Portraying Humanity

Tuesday, September 3, 2019
Portraying Humanity

Pedro Nel Gómez didn’t idealize the human race. He admired it so much he painted it just as he saw it. Every six months, the Pedro Nel Gómez Museum in Medellín opens an exhibition highlighting an aspect of the famous Colombian artist’s work. In 2018 they premiered Nude, Manifest and Free with a group of local nudists. Towards the end of June they took down Master Plan - dedicated to Gómez’s urban designs-, and on August 27 the museum inaugurated Expeditions and Encounters to commemorate the painter’s 120 anniversary.

Image: The Coffee Dance, Pedro Nel Gómez, courtesy for Pedro Nel Gómez Museum

 

Pedro Nel Gómez didn’t idealize the human race. He admired it so much he painted it just as he saw it.

Every six months, the Pedro Nel Gómez Museum in Medellín opens an exhibition highlighting an aspect of the famous Colombian artist’s work. In 2018 they premiered Nude, Manifest and Freewith a group of local nudists. Towards the end of June they took down Master Plan - dedicated to Gómez’s urban designs-, and on August 27 the museum inaugurated Expeditions and Encounters to commemorate the painter’s 120 anniversary.

 

Pedro Nel Gómez, Testament of a Nation, from an exhibition at Colombia's National Museum

 

The latter narrates the voyages Pedro Nel (1899) made throughout his life. In the 1920s he explored Europe and studied art in Florence. In 1930 he moved back to Colombia and began to tour the country, and in the mid-1950s he traveled to Mexico and met the country’s most prominent muralists.

Expeditions and Encounterscenters on how these worlds impacted the artist and his work. In Italy, for example, he marveled at the Renaissance’ purity of form. “His work from the period is preciously drawn, color is carefully applied, and the human form is well painted,” says Álvaro Morales director of the museum.

As you walk the show and see the different people and landscapes he painted, you realize Gómez truly saw the world around him. “I don’t choose the type of men and women who appear in my paintings. I take them from reality,” he said.

That’s why upon returning to Colombia his style changes. He felt his home country’s essence couldn’t be reflected through Italy’s Renaissance aesthetics. “He sees these copper colored Indians, these ebony black men and women, and these mulattos that we are, and he breaks the preciousness of his strokes. He decomposes forms and his figures become cheeky, muscular, short, flat-nosed. He achieves them by painting just a few strong lines. His color palette changes, and tends towards ochre tones, earth colors, and the greens of the jungle,” says Morales. 

 

A Family on a Street Corner, Pedro Nel Gómez, courtesy for Pedro Nel Gómez Museum

 

Pedro Nel Gómez depicted the Colombian people. He made multiple paintings of artisanal miners at work. He drew them naked to highlight the enormous physical effort of their labor. In Exodo campesino (The Exodus of Peasants) he paints the anguish of a mother holding her son as she runs from the home they’re forced to leave; in La familia en la esquina de una ciudad (1945)(A Family on a Street Corner) the women’s bodies show the helplessness of the homeless; and in the various canvases that speak of renown politician Luis Carlos Galán’s murder he portrayed Colombia’s haunting violence.  

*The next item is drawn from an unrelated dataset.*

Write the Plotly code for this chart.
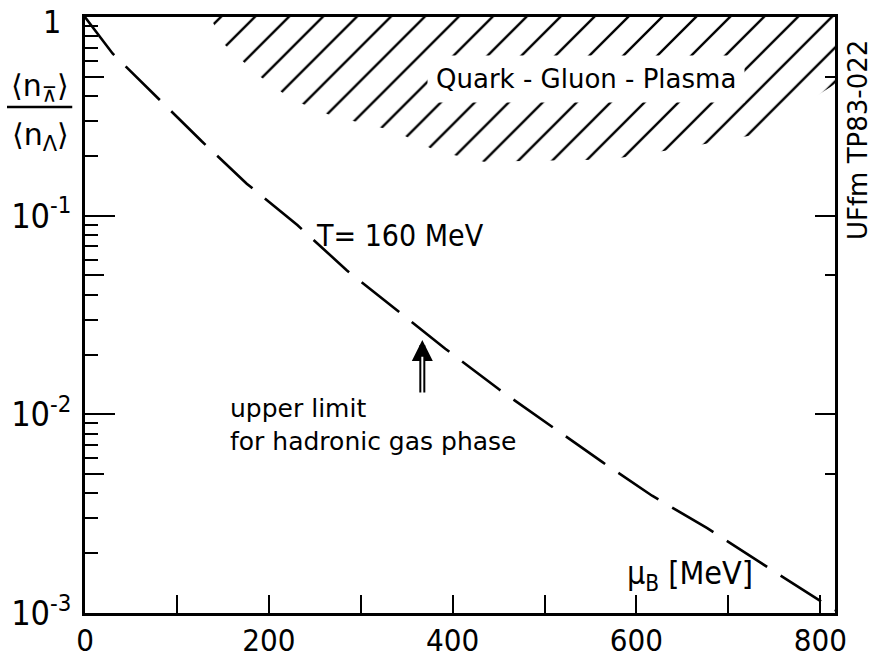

Gómez’ art isn’t a socialist propaganda. It’s the work of a man amazed by our human condition and all that it entails. That’s precisely why he paints reality.

“…looking at them, looking at myself, painter of old women, of children and of the elderly, singer of the women who fight and exalter of the poor, broken and hopeless people, I ask myself, in an instant of vanity, if humanity is so adorable or if I have too much heart. And I opt for the second,” he said.

By showing the viewer what he sees around him, Pedro Nel invites him or her to explore the world, to remain constantly surprised by life and to respect it. “The thousand and one maternity themes in my works... are a call to the country to reflect on life and its rights,” he said.

The Pedro Nel Gómez Museum is located in a low-income neighborhood of Medellín. “During the time of the drug cartels and the peak of urban violence, this part of town was marginalized,” says Morales. In 2006 the museum resumed its work and its renovation plan consisted on opening its doors to the community. “People wanted a space they could use,” says Morales.

 

The Coffee Dance, Pedro Nel Gómez, courtesy for Pedro Nel Gómez Museum

 

“Today we have 54 groups from Medellín’s fourth district, which come to the museum to do different cultural activities: an elderly group does gymnastics, an evangelical one meets in our exhibition rooms, others have set up a film club, some come to Arabic or Tango dance lessons. All groups are called Pedro Nel Gómez. Around here everything is called Pedro Nel Gómez, even the local TV channel,” says Morales. “They’ve made the artist and its legacy their own.”

“I knew I wanted to stay when an old woman of African descent, who lived near the museum, looked at one of Pedro Nel’s murals and said: these people look like me,” says Morales. “I replied: Yes, ma’am, it’s you.”